▼▼▼
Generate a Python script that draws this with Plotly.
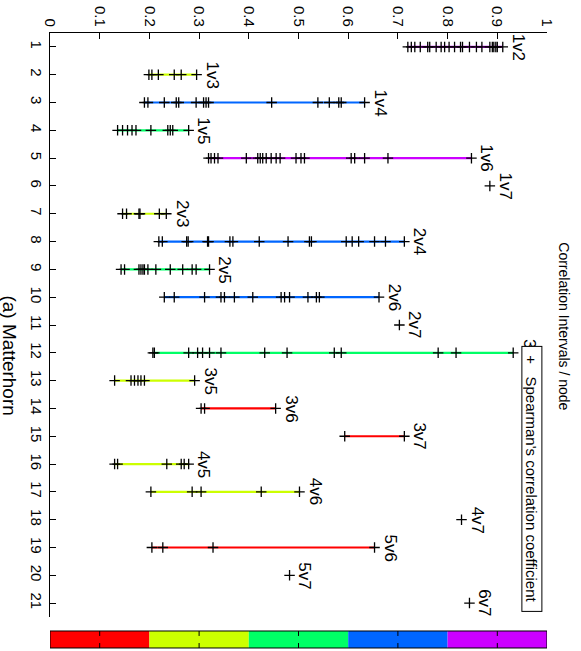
import plotly.graph_objects as go

# ---------------- data ----------------
pair_labels = ["1v2", "1v3", "1v4", "1v5", "1v6", "1v7", "2v3", "2v4", "2v5", "2v6", "2v7",
               "3v4", "3v5", "3v6", "3v7", "4v5", "4v6", "4v7", "5v6", "5v7", "6v7"]
row_index = list(range(1, 22))

v_1v2 = [0.720, 0.727, 0.734, 0.745, 0.760, 0.764, 0.777, 0.787, 0.794, 0.803, 0.814, 0.826,
         0.830, 0.844, 0.858, 0.869, 0.885, 0.890, 0.893, 0.897, 0.900, 0.911]
v_1v3 = [0.199, 0.205, 0.218, 0.250, 0.264, 0.295]
v_1v4 = [0.190, 0.197, 0.230, 0.254, 0.259, 0.294, 0.309, 0.314, 0.319, 0.446, 0.539, 0.562,
         0.581, 0.586, 0.633]
v_1v5 = [0.136, 0.146, 0.156, 0.165, 0.173, 0.203, 0.237, 0.242, 0.247, 0.279]
v_1v6 = [0.319, 0.324, 0.331, 0.338, 0.395, 0.418, 0.423, 0.428, 0.435, 0.445, 0.455, 0.463,
         0.495, 0.505, 0.512, 0.606, 0.613, 0.633, 0.680, 0.848]
v_1v7 = [0.885]
v_2v3 = [0.146, 0.154, 0.179, 0.181, 0.220, 0.234]
v_2v4 = [0.219, 0.226, 0.275, 0.278, 0.317, 0.319, 0.362, 0.368, 0.421, 0.479, 0.522, 0.526,
         0.596, 0.608, 0.621, 0.653, 0.675, 0.713]
v_2v5 = [0.143, 0.150, 0.179, 0.183, 0.187, 0.190, 0.197, 0.213, 0.242, 0.267, 0.286, 0.294, 0.321]
v_2v6 = [0.230, 0.250, 0.311, 0.344, 0.351, 0.371, 0.408, 0.465, 0.472, 0.482, 0.519, 0.536,
         0.542, 0.662]
v_2v7 = [0.703]
v_3v4 = [0.207, 0.210, 0.279, 0.297, 0.307, 0.321, 0.344, 0.432, 0.477, 0.572, 0.586, 0.781,
         0.817, 0.932]
v_3v5 = [0.130, 0.163, 0.170, 0.177, 0.183, 0.190, 0.291]
v_3v6 = [0.304, 0.311, 0.454]
v_3v7 = [0.593, 0.713]
v_4v5 = [0.130, 0.136, 0.235, 0.264, 0.270, 0.279]
v_4v6 = [0.203, 0.286, 0.304, 0.425, 0.502]
v_4v7 = [0.828]
v_5v6 = [0.205, 0.227, 0.328, 0.653]
v_5v7 = [0.482]
v_6v7 = [0.844]

intervals = [v_1v2, v_1v3, v_1v4, v_1v5, v_1v6, v_1v7, v_2v3, v_2v4, v_2v5, v_2v6, v_2v7,
             v_3v4, v_3v5, v_3v6, v_3v7, v_4v5, v_4v6, v_4v7, v_5v6, v_5v7, v_6v7]

value_ticks = [0, 0.1, 0.2, 0.3, 0.4, 0.5, 0.6, 0.7, 0.8, 0.9, 1.0]
value_tick_text = ["0", "0.1", "0.2", "0.3", "0.4", "0.5", "0.6", "0.7", "0.8", "0.9", "1"]
colorbar_edges = [0.0, 0.2, 0.4, 0.6, 0.8, 1.0]

# ---------------- style ----------------
HSV5 = ["#FF0000", "#CCFF00", "#00FF66", "#0066FF", "#CC00FF"]
row_color = {
    "1v2": HSV5[4], "1v3": HSV5[1], "1v4": HSV5[3], "1v5": HSV5[2], "1v6": HSV5[4],
    "2v3": HSV5[1], "2v4": HSV5[3], "2v5": HSV5[2], "2v6": HSV5[3],
    "3v4": HSV5[2], "3v5": HSV5[1], "3v6": HSV5[0], "3v7": HSV5[0],
    "4v5": HSV5[1], "4v6": HSV5[1], "5v6": HSV5[0],
}
FONT = "Liberation Sans, Arial, Helvetica, sans-serif"

fig = go.Figure()

# colored interval lines
for lab, r, vals in zip(pair_labels, row_index, intervals):
    if len(vals) > 1:
        fig.add_trace(go.Scatter(x=[min(vals), max(vals)], y=[r, r], mode="lines",
                                 line=dict(color=row_color[lab], width=2.2),
                                 showlegend=False, hoverinfo="skip"))

# black + markers
for lab, r, vals in zip(pair_labels, row_index, intervals):
    fig.add_trace(go.Scatter(x=vals, y=[r] * len(vals), mode="markers",
                             marker=dict(symbol="cross-thin", size=7.5,
                                         line=dict(color="black", width=1.3)),
                             showlegend=False, name=lab))

annotations = []
for lab, r, vals in zip(pair_labels, row_index, intervals):
    annotations.append(dict(x=max(vals), y=r, xref="x", yref="y", text=lab,
                            showarrow=False, textangle=90, xanchor="left", yanchor="middle",
                            xshift=4, font=dict(family=FONT, size=17, color="black")))

# legend box (drawn after labels so it covers the 3v4 label)
annotations.append(dict(x=0.9703, y=11.76, xref="x", yref="y",
                        text="\u00a0\u00a0+\u00a0\u00a0\u00a0Spearman's correlation coefficient",
                        showarrow=False, textangle=90, xanchor="center", yanchor="top",
                        align="left", width=264, height=19, borderpad=0, borderwidth=1,
                        bordercolor="black", bgcolor="white",
                        font=dict(family=FONT, size=15, color="black")))

annotations.append(dict(x=1.034, y=0.498, xref="paper", yref="paper",
                        text="Correlation Intervals / node", showarrow=False, textangle=90,
                        xanchor="center", yanchor="middle",
                        font=dict(family=FONT, size=14, color="black")))
annotations.append(dict(x=-0.0815, y=0.447, xref="paper", yref="paper",
                        text="(a) Matterhorn", showarrow=False, textangle=90,
                        xanchor="center", yanchor="middle",
                        font=dict(family=FONT, size=19, color="black")))

# colorbar at the bottom
shapes = []
cb_top, cb_bot = -0.02397, -0.05308
for i in range(len(colorbar_edges) - 1):
    shapes.append(dict(type="rect", xref="x", yref="paper", x0=colorbar_edges[i],
                       x1=colorbar_edges[i + 1], y0=cb_bot, y1=cb_top,
                       fillcolor=HSV5[i], line=dict(width=0)))
shapes.append(dict(type="rect", xref="x", yref="paper", x0=0, x1=1, y0=cb_bot, y1=cb_top,
                   line=dict(color="black", width=1)))
for t in [0.1, 0.3, 0.5, 0.7, 0.9]:
    shapes.append(dict(type="line", xref="x", yref="paper", x0=t, x1=t, y0=cb_top,
                       y1=cb_top - 0.0085, line=dict(color="black", width=1)))
    shapes.append(dict(type="line", xref="x", yref="paper", x0=t, x1=t, y0=cb_bot,
                       y1=cb_bot + 0.0085, line=dict(color="black", width=1)))

fig.update_layout(
    width=581, height=651,
    margin=dict(l=50, r=34, t=33, b=34, pad=0),
    paper_bgcolor="white", plot_bgcolor="white",
    showlegend=False,
    font=dict(family=FONT, size=15, color="black"),
    xaxis=dict(range=[0, 1], side="top", tickvals=value_ticks, ticktext=value_tick_text,
               tickangle=90, ticks="inside", ticklen=6, tickcolor="black", showline=True,
               linecolor="black", linewidth=1, showgrid=False, zeroline=False,
               automargin=False, tickfont=dict(family=FONT, size=15)),
    yaxis=dict(range=[21.5, 0.5], tickvals=row_index, tickangle=90, ticks="inside",
               ticklen=6, tickcolor="black", showline=True, linecolor="black", linewidth=1,
               showgrid=False, zeroline=False, automargin=False,
               tickfont=dict(family=FONT, size=15)),
    annotations=annotations,
    shapes=shapes,
)

# remove the default page margin so the figure fills the window exactly
fig.write_html("out.html",
               config={"displayModeBar": False},
               post_script="document.body.style.margin='0';document.body.style.overflow='hidden';")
▲▲▲
▶ _Written task_: Write out the whole listing again, exactly, with no pictures.

▶ _Final result_:
Generate a Python script that draws this with Plotly.
import plotly.graph_objects as go

# ---------------- data ----------------
pair_labels = ["1v2", "1v3", "1v4", "1v5", "1v6", "1v7", "2v3", "2v4", "2v5", "2v6", "2v7",
               "3v4", "3v5", "3v6", "3v7", "4v5", "4v6", "4v7", "5v6", "5v7", "6v7"]
row_index = list(range(1, 22))

v_1v2 = [0.720, 0.727, 0.734, 0.745, 0.760, 0.764, 0.777, 0.787, 0.794, 0.803, 0.814, 0.826,
         0.830, 0.844, 0.858, 0.869, 0.885, 0.890, 0.893, 0.897, 0.900, 0.911]
v_1v3 = [0.199, 0.205, 0.218, 0.250, 0.264, 0.295]
v_1v4 = [0.190, 0.197, 0.230, 0.254, 0.259, 0.294, 0.309, 0.314, 0.319, 0.446, 0.539, 0.562,
         0.581, 0.586, 0.633]
v_1v5 = [0.136, 0.146, 0.156, 0.165, 0.173, 0.203, 0.237, 0.242, 0.247, 0.279]
v_1v6 = [0.319, 0.324, 0.331, 0.338, 0.395, 0.418, 0.423, 0.428, 0.435, 0.445, 0.455, 0.463,
         0.495, 0.505, 0.512, 0.606, 0.613, 0.633, 0.680, 0.848]
v_1v7 = [0.885]
v_2v3 = [0.146, 0.154, 0.179, 0.181, 0.220, 0.234]
v_2v4 = [0.219, 0.226, 0.275, 0.278, 0.317, 0.319, 0.362, 0.368, 0.421, 0.479, 0.522, 0.526,
         0.596, 0.608, 0.621, 0.653, 0.675, 0.713]
v_2v5 = [0.143, 0.150, 0.179, 0.183, 0.187, 0.190, 0.197, 0.213, 0.242, 0.267, 0.286, 0.294, 0.321]
v_2v6 = [0.230, 0.250, 0.311, 0.344, 0.351, 0.371, 0.408, 0.465, 0.472, 0.482, 0.519, 0.536,
         0.542, 0.662]
v_2v7 = [0.703]
v_3v4 = [0.207, 0.210, 0.279, 0.297, 0.307, 0.321, 0.344, 0.432, 0.477, 0.572, 0.586, 0.781,
         0.817, 0.932]
v_3v5 = [0.130, 0.163, 0.170, 0.177, 0.183, 0.190, 0.291]
v_3v6 = [0.304, 0.311, 0.454]
v_3v7 = [0.593, 0.713]
v_4v5 = [0.130, 0.136, 0.235, 0.264, 0.270, 0.279]
v_4v6 = [0.203, 0.286, 0.304, 0.425, 0.502]
v_4v7 = [0.828]
v_5v6 = [0.205, 0.227, 0.328, 0.653]
v_5v7 = [0.482]
v_6v7 = [0.844]

intervals = [v_1v2, v_1v3, v_1v4, v_1v5, v_1v6, v_1v7, v_2v3, v_2v4, v_2v5, v_2v6, v_2v7,
             v_3v4, v_3v5, v_3v6, v_3v7, v_4v5, v_4v6, v_4v7, v_5v6, v_5v7, v_6v7]

value_ticks = [0, 0.1, 0.2, 0.3, 0.4, 0.5, 0.6, 0.7, 0.8, 0.9, 1.0]
value_tick_text = ["0", "0.1", "0.2", "0.3", "0.4", "0.5", "0.6", "0.7", "0.8", "0.9", "1"]
colorbar_edges = [0.0, 0.2, 0.4, 0.6, 0.8, 1.0]

# ---------------- style ----------------
HSV5 = ["#FF0000", "#CCFF00", "#00FF66", "#0066FF", "#CC00FF"]
row_color = {
    "1v2": HSV5[4], "1v3": HSV5[1], "1v4": HSV5[3], "1v5": HSV5[2], "1v6": HSV5[4],
    "2v3": HSV5[1], "2v4": HSV5[3], "2v5": HSV5[2], "2v6": HSV5[3],
    "3v4": HSV5[2], "3v5": HSV5[1], "3v6": HSV5[0], "3v7": HSV5[0],
    "4v5": HSV5[1], "4v6": HSV5[1], "5v6": HSV5[0],
}
FONT = "Liberation Sans, Arial, Helvetica, sans-serif"

fig = go.Figure()

# colored interval lines
for lab, r, vals in zip(pair_labels, row_index, intervals):
    if len(vals) > 1:
        fig.add_trace(go.Scatter(x=[min(vals), max(vals)], y=[r, r], mode="lines",
                                 line=dict(color=row_color[lab], width=2.2),
                                 showlegend=False, hoverinfo="skip"))

# black + markers
for lab, r, vals in zip(pair_labels, row_index, intervals):
    fig.add_trace(go.Scatter(x=vals, y=[r] * len(vals), mode="markers",
                             marker=dict(symbol="cross-thin", size=7.5,
                                         line=dict(color="black", width=1.3)),
                             showlegend=False, name=lab))

annotations = []
for lab, r, vals in zip(pair_labels, row_index, intervals):
    annotations.append(dict(x=max(vals), y=r, xref="x", yref="y", text=lab,
                            showarrow=False, textangle=90, xanchor="left", yanchor="middle",
                            xshift=4, font=dict(family=FONT, size=17, color="black")))

# legend box (drawn after labels so it covers the 3v4 label)
annotations.append(dict(x=0.9703, y=11.76, xref="x", yref="y",
                        text="\u00a0\u00a0+\u00a0\u00a0\u00a0Spearman's correlation coefficient",
                        showarrow=False, textangle=90, xanchor="center", yanchor="top",
                        align="left", width=264, height=19, borderpad=0, borderwidth=1,
                        bordercolor="black", bgcolor="white",
                        font=dict(family=FONT, size=15, color="black")))

annotations.append(dict(x=1.034, y=0.498, xref="paper", yref="paper",
                        text="Correlation Intervals / node", showarrow=False, textangle=90,
                        xanchor="center", yanchor="middle",
                        font=dict(family=FONT, size=14, color="black")))
annotations.append(dict(x=-0.0815, y=0.447, xref="paper", yref="paper",
                        text="(a) Matterhorn", showarrow=False, textangle=90,
                        xanchor="center", yanchor="middle",
                        font=dict(family=FONT, size=19, color="black")))

# colorbar at the bottom
shapes = []
cb_top, cb_bot = -0.02397, -0.05308
for i in range(len(colorbar_edges) - 1):
    shapes.append(dict(type="rect", xref="x", yref="paper", x0=colorbar_edges[i],
                       x1=colorbar_edges[i + 1], y0=cb_bot, y1=cb_top,
                       fillcolor=HSV5[i], line=dict(width=0)))
shapes.append(dict(type="rect", xref="x", yref="paper", x0=0, x1=1, y0=cb_bot, y1=cb_top,
                   line=dict(color="black", width=1)))
for t in [0.1, 0.3, 0.5, 0.7, 0.9]:
    shapes.append(dict(type="line", xref="x", yref="paper", x0=t, x1=t, y0=cb_top,
                       y1=cb_top - 0.0085, line=dict(color="black", width=1)))
    shapes.append(dict(type="line", xref="x", yref="paper", x0=t, x1=t, y0=cb_bot,
                       y1=cb_bot + 0.0085, line=dict(color="black", width=1)))

fig.update_layout(
    width=581, height=651,
    margin=dict(l=50, r=34, t=33, b=34, pad=0),
    paper_bgcolor="white", plot_bgcolor="white",
    showlegend=False,
    font=dict(family=FONT, size=15, color="black"),
    xaxis=dict(range=[0, 1], side="top", tickvals=value_ticks, ticktext=value_tick_text,
               tickangle=90, ticks="inside", ticklen=6, tickcolor="black", showline=True,
               linecolor="black", linewidth=1, showgrid=False, zeroline=False,
               automargin=False, tickfont=dict(family=FONT, size=15)),
    yaxis=dict(range=[21.5, 0.5], tickvals=row_index, tickangle=90, ticks="inside",
               ticklen=6, tickcolor="black", showline=True, linecolor="black", linewidth=1,
               showgrid=False, zeroline=False, automargin=False,
               tickfont=dict(family=FONT, size=15)),
    annotations=annotations,
    shapes=shapes,
)

# remove the default page margin so the figure fills the window exactly
fig.write_html("out.html",
               config={"displayModeBar": False},
               post_script="document.body.style.margin='0';document.body.style.overflow='hidden';")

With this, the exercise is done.